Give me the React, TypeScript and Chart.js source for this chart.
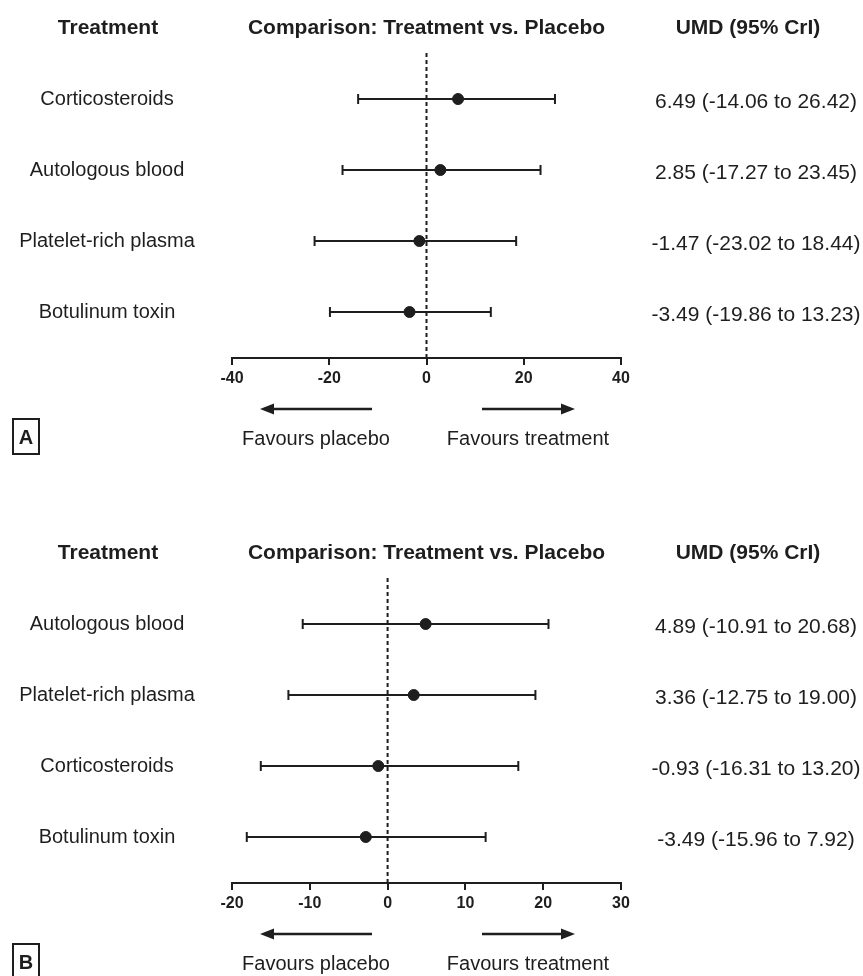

* * *

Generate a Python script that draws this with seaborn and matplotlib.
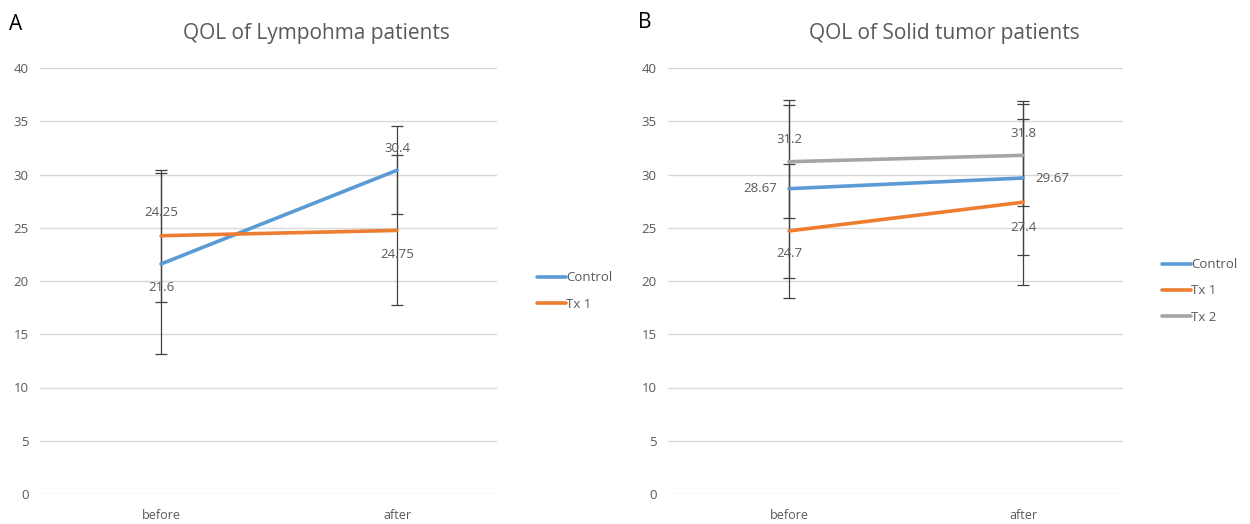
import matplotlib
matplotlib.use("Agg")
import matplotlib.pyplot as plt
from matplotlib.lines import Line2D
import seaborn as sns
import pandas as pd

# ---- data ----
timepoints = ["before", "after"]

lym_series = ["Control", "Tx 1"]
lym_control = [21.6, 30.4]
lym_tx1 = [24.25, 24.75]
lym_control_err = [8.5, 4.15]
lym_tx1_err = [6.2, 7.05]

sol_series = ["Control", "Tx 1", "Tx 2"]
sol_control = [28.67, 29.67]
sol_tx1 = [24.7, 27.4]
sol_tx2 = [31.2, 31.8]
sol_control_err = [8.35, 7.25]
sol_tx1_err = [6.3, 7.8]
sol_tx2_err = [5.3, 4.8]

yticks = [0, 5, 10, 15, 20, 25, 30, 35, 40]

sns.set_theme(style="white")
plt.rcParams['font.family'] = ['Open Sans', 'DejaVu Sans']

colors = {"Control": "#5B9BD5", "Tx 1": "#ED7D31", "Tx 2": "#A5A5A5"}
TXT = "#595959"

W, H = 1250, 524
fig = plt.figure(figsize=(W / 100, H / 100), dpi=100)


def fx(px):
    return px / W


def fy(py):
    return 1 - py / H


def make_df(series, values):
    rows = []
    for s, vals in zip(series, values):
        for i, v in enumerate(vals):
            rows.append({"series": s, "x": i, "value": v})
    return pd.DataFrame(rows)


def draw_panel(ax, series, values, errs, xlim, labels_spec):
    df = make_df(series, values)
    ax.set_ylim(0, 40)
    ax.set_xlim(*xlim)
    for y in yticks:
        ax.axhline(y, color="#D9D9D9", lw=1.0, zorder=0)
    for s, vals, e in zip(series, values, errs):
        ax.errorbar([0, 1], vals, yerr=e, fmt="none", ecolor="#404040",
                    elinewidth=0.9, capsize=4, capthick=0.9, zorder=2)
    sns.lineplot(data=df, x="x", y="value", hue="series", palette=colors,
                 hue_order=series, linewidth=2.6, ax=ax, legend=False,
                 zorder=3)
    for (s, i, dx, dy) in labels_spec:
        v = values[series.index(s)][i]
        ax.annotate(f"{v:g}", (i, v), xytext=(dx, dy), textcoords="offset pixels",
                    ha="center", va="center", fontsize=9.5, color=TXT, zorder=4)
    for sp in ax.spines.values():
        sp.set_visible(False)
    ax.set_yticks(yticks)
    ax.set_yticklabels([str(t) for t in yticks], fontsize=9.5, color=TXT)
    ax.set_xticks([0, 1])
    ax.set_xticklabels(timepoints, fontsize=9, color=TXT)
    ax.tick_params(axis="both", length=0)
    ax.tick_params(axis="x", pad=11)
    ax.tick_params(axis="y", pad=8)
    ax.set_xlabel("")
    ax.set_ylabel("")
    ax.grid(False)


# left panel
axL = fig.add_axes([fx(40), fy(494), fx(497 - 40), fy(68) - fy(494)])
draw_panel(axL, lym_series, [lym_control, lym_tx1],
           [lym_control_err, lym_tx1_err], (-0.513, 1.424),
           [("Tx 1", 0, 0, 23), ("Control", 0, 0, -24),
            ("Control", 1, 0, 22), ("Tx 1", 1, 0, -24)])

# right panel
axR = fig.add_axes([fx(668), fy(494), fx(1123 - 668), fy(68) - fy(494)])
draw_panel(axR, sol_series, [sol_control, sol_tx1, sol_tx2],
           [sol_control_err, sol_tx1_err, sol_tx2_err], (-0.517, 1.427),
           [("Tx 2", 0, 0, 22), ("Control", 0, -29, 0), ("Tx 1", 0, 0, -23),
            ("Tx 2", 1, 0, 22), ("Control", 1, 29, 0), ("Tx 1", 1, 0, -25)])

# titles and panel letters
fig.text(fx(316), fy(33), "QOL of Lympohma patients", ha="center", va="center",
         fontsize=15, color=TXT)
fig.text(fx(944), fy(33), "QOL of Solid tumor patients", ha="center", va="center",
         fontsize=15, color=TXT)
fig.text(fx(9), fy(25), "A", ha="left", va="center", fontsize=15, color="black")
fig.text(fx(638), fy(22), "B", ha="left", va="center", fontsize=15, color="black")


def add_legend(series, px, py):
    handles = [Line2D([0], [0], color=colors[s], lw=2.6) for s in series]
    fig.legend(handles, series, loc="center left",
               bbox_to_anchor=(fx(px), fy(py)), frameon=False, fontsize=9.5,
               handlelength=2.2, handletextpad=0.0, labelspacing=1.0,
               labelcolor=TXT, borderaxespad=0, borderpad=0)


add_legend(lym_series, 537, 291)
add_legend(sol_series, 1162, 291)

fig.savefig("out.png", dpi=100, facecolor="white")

** YOUR TASK **
Using the data above, extract exactly the lines from the one containing "Generate a Python" through the one containing "lym_tx1_err = [6.2, 7.05]". Pictures are left out.

** RESULT OF THE EXERCISE **
Generate a Python script that draws this with seaborn and matplotlib.
import matplotlib
matplotlib.use("Agg")
import matplotlib.pyplot as plt
from matplotlib.lines import Line2D
import seaborn as sns
import pandas as pd

# ---- data ----
timepoints = ["before", "after"]

lym_series = ["Control", "Tx 1"]
lym_control = [21.6, 30.4]
lym_tx1 = [24.25, 24.75]
lym_control_err = [8.5, 4.15]
lym_tx1_err = [6.2, 7.05]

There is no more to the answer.